Most industrial materials block roughly 100% of UV rays, except viewing windows which allows as much as 1%. Therefore, just staying in any modern building alone cuts down UV exposure by 99% at very least. There is absolutely no way some translucent face painting does that.

2 comments

People have been working white-collar jobs indoors behind UV-reflective windows for 50+ years now. Birth-rate decline — especially to below-replacement levels — begins much more recently than that; and is only happening in certain countries.

The set of countries experiencing birth-rate decline is not 1:1 correlated with the set of countries with high/increasing white-collar employment; but, AFAICT, it is 1:1 correlated with the set of countries that have strong avoidance of tanning / strong interest in skin-whitening.

>but, AFAICT, it is 1:1 correlated with the set of countries that have strong avoidance of tanning / strong interest in skin-whitening.

I'm not seeing that. The countries that are most into avoidance of tanning are probably in Southern Asia, or Asia in general. Their birth rates are not that low, with the exception of Japan, S. Korea and Taiwan.

The middle-class urban populations of these countries really liking lighter skin doesn't imply that the country as a whole will have light skin, though. Achieving that also requires that most of the country be middle-class and urban — being in the set of people who both have time to take care of their skin, and don't spend all day working outdoors in the sun in a way which will unavoidably result in tanning no matter how much sunscreen they use. This is true in Japan / South Korea / Taiwan; but not in these other countries, yet.

You can see it happening in China right now (which also culturally has a preference for lighter skin), as the last few decades of infrastructure build-up have led to a new generation whose parents are lower-class farmers but who are themselves middle-class white-collar workers. My hypothesis would predict a lower birth-rate among this cohort, while the previous generation's birth rate remains high.

Here is the evolution of the share of blue collar/white collar jobs [0] vs the evolution of fertility rate [1]. I am curious to hear your conclusions from that !

[0] https://publishing.cdlib.org/ucpressebooks/view?docId=ft1580...

[1] https://www.researchgate.net/figure/Historical-Trend-in-US-T...

Isn't it a common phenomenon that smarter people have fewer children?
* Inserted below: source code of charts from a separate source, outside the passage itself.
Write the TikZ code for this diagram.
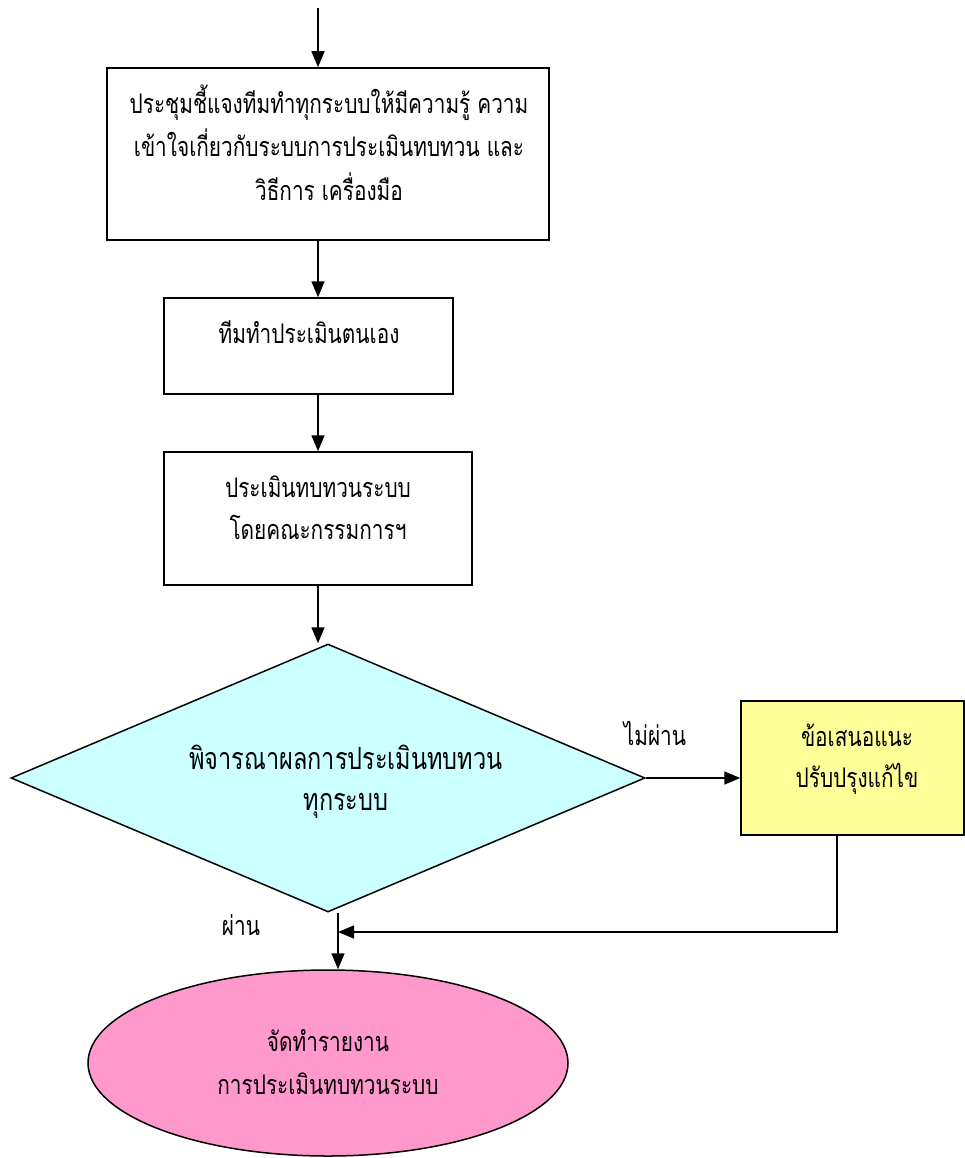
\documentclass[tikz,border=0pt]{standalone}
\usepackage{fontspec}
\usetikzlibrary{shapes.geometric,arrows.meta}
\newfontfamily\thaifont[Script=Thai,FakeStretch=0.77]{Loma}
\definecolor{cyanfill}{HTML}{CCFFFF}
\definecolor{yellowfill}{HTML}{FFFF99}
\definecolor{pinkfill}{HTML}{FF99CC}
\begin{document}
\begin{tikzpicture}[x=1pt,y=-1pt,
  box/.style={draw, line width=1.5pt, rectangle, inner sep=0pt},
  txt/.style={font=\thaifont\fontsize{27}{31}\selectfont, inner sep=0pt, anchor=center},
  bigtxt/.style={font=\thaifont\fontsize{30.5}{34}\selectfont, inner sep=0pt, anchor=center},
  conn/.style={line width=1.5pt, -{Triangle[width=13pt,length=16pt]}},
  plain/.style={line width=1.5pt}]
\useasboundingbox (0,0) rectangle (965,1158);
% shapes
\node[box, minimum width=442pt, minimum height=172pt] (b1) at (328,154) {};
\node[box, minimum width=289pt, minimum height=96pt] (b2) at (308.5,346) {};
\node[box, minimum width=308pt, minimum height=133pt] (b3) at (318,518.5) {};
\node[draw, line width=1.5pt, fill=cyanfill, diamond, inner sep=0pt, aspect=2.366,
      minimum width=634pt, minimum height=268pt] (d) at (328,778) {};
\node[box, fill=yellowfill, minimum width=223pt, minimum height=134pt] (y) at (852.5,768) {};
\node[draw, line width=1.5pt, fill=pinkfill, ellipse, inner sep=0pt,
      minimum width=480pt, minimum height=186pt] (e) at (328,1063) {};
% texts
\node[txt] (t1a) at (329,103) {ประชุมชี้แจงทีมทำทุกระบบให้มีความรู้ ความ};
\node[txt] (t1b) at (329,143) {เข้าใจเกี่ยวกับระบบการประเมินทบทวน และ};
\node[txt] (t1c) at (329,187) {วิธีการ เครื่องมือ};
\node[txt] (t2) at (309,332) {ทีมทำประเมินตนเอง};
\node[txt] (t3a) at (318,487) {ประเมินทบทวนระบบ};
\node[txt] (t3b) at (318,527) {โดยคณะกรรมการฯ};
\node[bigtxt] (tda) at (346,757) {พิจารณาผลการประเมินทบทวน};
\node[bigtxt] (tdb) at (346,806) {ทุกระบบ};
\node[txt] (tya) at (857,735) {ข้อเสนอแนะ};
\node[txt] (tyb) at (857,779) {ปรับปรุงแก้ไข};
\node[txt] (tea) at (328,1041) {จัดทำรายงาน};
\node[txt] (teb) at (328,1084) {การประเมินทบทวนระบบ};
\node[txt] (no) at (655,733) {ไม่ผ่าน};
\node[txt] (yes) at (241,925) {ผ่าน};
% connectors
\coordinate (start) at (318,8);
\coordinate (m) at (338,932);
\draw[conn] (start) -- (b1.north -| start);
\draw[conn] (b1.south -| start) -- (b2.north -| start);
\draw[conn] (b2.south -| start) -- (b3.north -| start);
\draw[conn] (b3.south -| start) -- (d.north -| start);
\draw[conn] (d.east) -- (y.west |- d.east);
\draw[plain] (d.south -| m) -- (m);
\draw[conn] (m) -- (e.north -| m);
\draw[conn] (y.south -| 837,0) |- (m);
\end{tikzpicture}
\end{document}
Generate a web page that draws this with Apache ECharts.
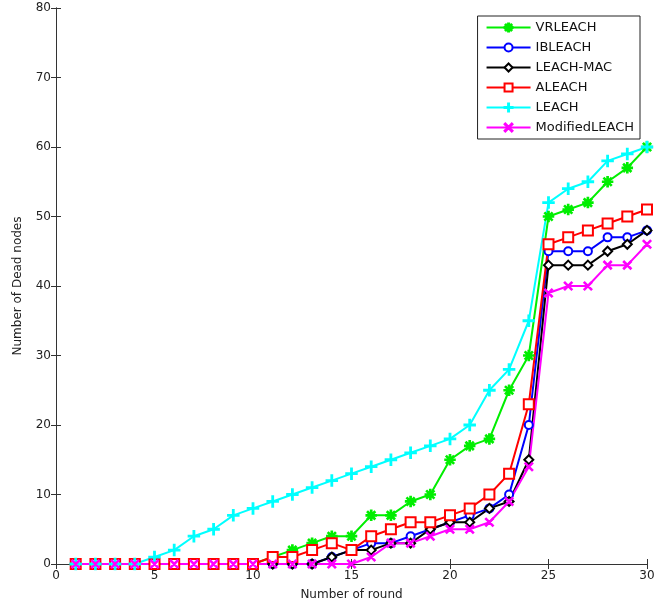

Once you achieve high education people are more strategic about when, or if, to have children and how many.
> There is absolutely no way some translucent face painting does that.

Wow what a dismissive comment to chemistry and cosmetics.

Just for fun, try take a pic of yourself with a UV camera (or just UV light with some phones), and you'll see it's translucent only to the visible spectrum: https://petapixel.com/2016/05/26/tiny-uv-camera-shows-youve-...

One thing I've recently become curious about, is whether the "UV pigments" in sunscreens are color-fast or not; i.e. whether getting sunscreen on clothing gradually tints the clothing darker when seen in ultraviolet, in the same way that getting throwing a non-colorfast red shirt in with your whites will gradually tint them red.
The Sun Protection Factor(SPF) is defined "a measure of the fraction of sunburn-producing UV rays that reach the skin" when applied as instructed and only over a defined period, usually 2hr[1]. That means there is twofold difference even between a pane of glass(<1% whole body) and correctly applied sunscreen(~2% for 2hr @ SPF50), before taking walls into accounts.

1: https://en.wikipedia.org/wiki/Sunscreen#Sun_protection_facto...

This. Note that even single-layer garments generally don't have a protection factor of 100. Simply being outside in warm weather will give you more UV even if you use sunscreen perfectly--and I don't believe perfect use of sunscreen happens in the real world. I don't care how well you apply it, the protection will be degraded by movement. It will be degraded even more by touching things.